Forum Moderators: phranque

Message Too Old, No Replies

Lawyers Using Your Own Web Site Against You

Your Website May Incriminate You

         

incrediBILL

11:13 pm on Aug 23, 2008 (gmt 0)

WebmasterWorld Senior Member 10+ Year Member Top Contributors Of The Month



PITFALLS OF SAVING YOUR SITE FOR POSTERITY

Search engines automatically cache your pages and something called the Internet Archive, or Wayback Machine, also comes along and makes a permanent copy of your site for "posterity". The problem starts when you realize you may have content on your web site that could result in legal issues. You may act quickly to resolve those issues yet the problems still remain without your knowledge because you didn't act as quickly as all the robots crawling your site.

Unfortunately, legal beagles love that your site was saved for "posterity" when gearing up to file a lawsuit so although you've already done the right thing by cleaning potentially harmful things off your site, the tireless automatons crawling the internet have made sure there's plenty of evidence and the next thing you know, you're about to get hung out to dry.
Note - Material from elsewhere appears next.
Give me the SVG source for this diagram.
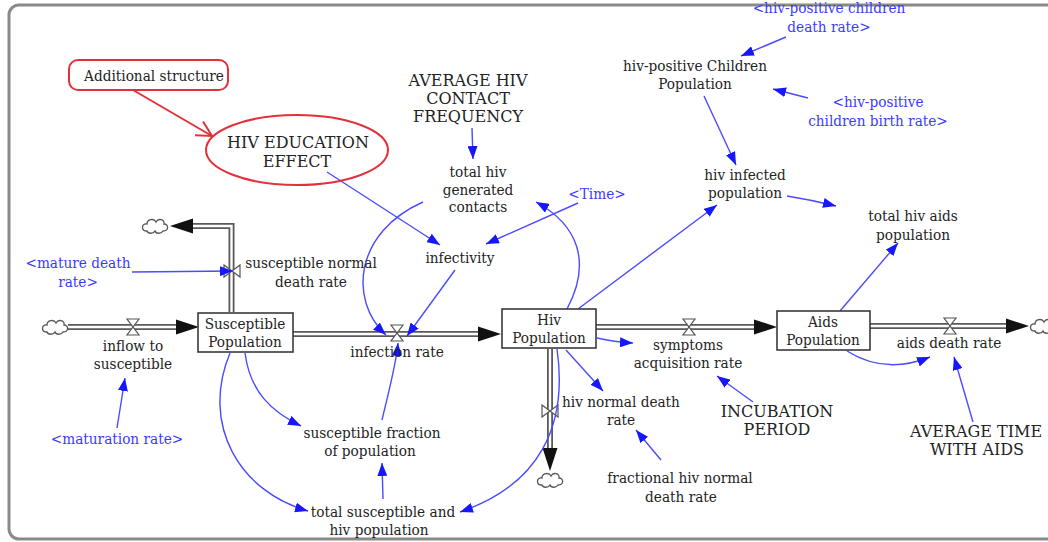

If you think the lawyers aren't technically savvy, think again:

Browsing a party's Web site will only show the information that the Web site owner currently wants visitors to see. Sometimes, the most valuable information about an opposing party is the information that has been changed or removed. Fortunately, there are ways to see older versions of Web pages. Pages that were changed recently can be viewed through Google's cache feature. Pages that were changed months or years ago may be available through the Internet Archive, also known as the Wayback Machine.

[law.com...]

Not only can they find your content, they do it under cloak without your knowing about it!

Viewing these older versions of Web pages avoids the privacy risks discussed above: The copied pages are not on the company's Web site, so the company has no record of the researcher's activities.

You can forget your rights, just throw them out the window, because the history of your website is already busy squealing on you without your knowledge or permission.

HOW DO YOU PROTECT YOUR SITE FROM HISTORICAL SNOOPING?

Obviously the simplest way is to keep your nose clean so nobody has a reason to be snooping in the first place.

However, this is the internet and you have to OPT-OUT of things to protect your rights.

Here's a few preventative ways to stop your website from being archived and being used as a snitch:

USE NOARCHIVE

Make sure you include the NOARCHIVE meta tag in each web page so that there is no cache in any of the major search engines.

<META NAME="ROBOTS" CONTENT="NOARCHIVE">

USE ROBOTS.TXT

Block all of the archive site spiders, such as used by the Internet Archive, in your site's robots.txt file with an entry as follows:

User-agent: ia_archiver
Disallow: /

The Heritrix software [crawler.archive.org] used by the Internet Archive is Open Source which means there are more archives out there and possibly using deviations of Heritrix that ignore robots.txt and cloak their access to your site.

HELP FOR HOSTED BLOGGER ISSUES

If you're running a blog hosted on a 3rd party service like Blogger or WordPress, your options may be limited to just embedding NOARCHIVE which the Internet Archive ignores, meaning anyone running stock Heritrix code would also ignore by default.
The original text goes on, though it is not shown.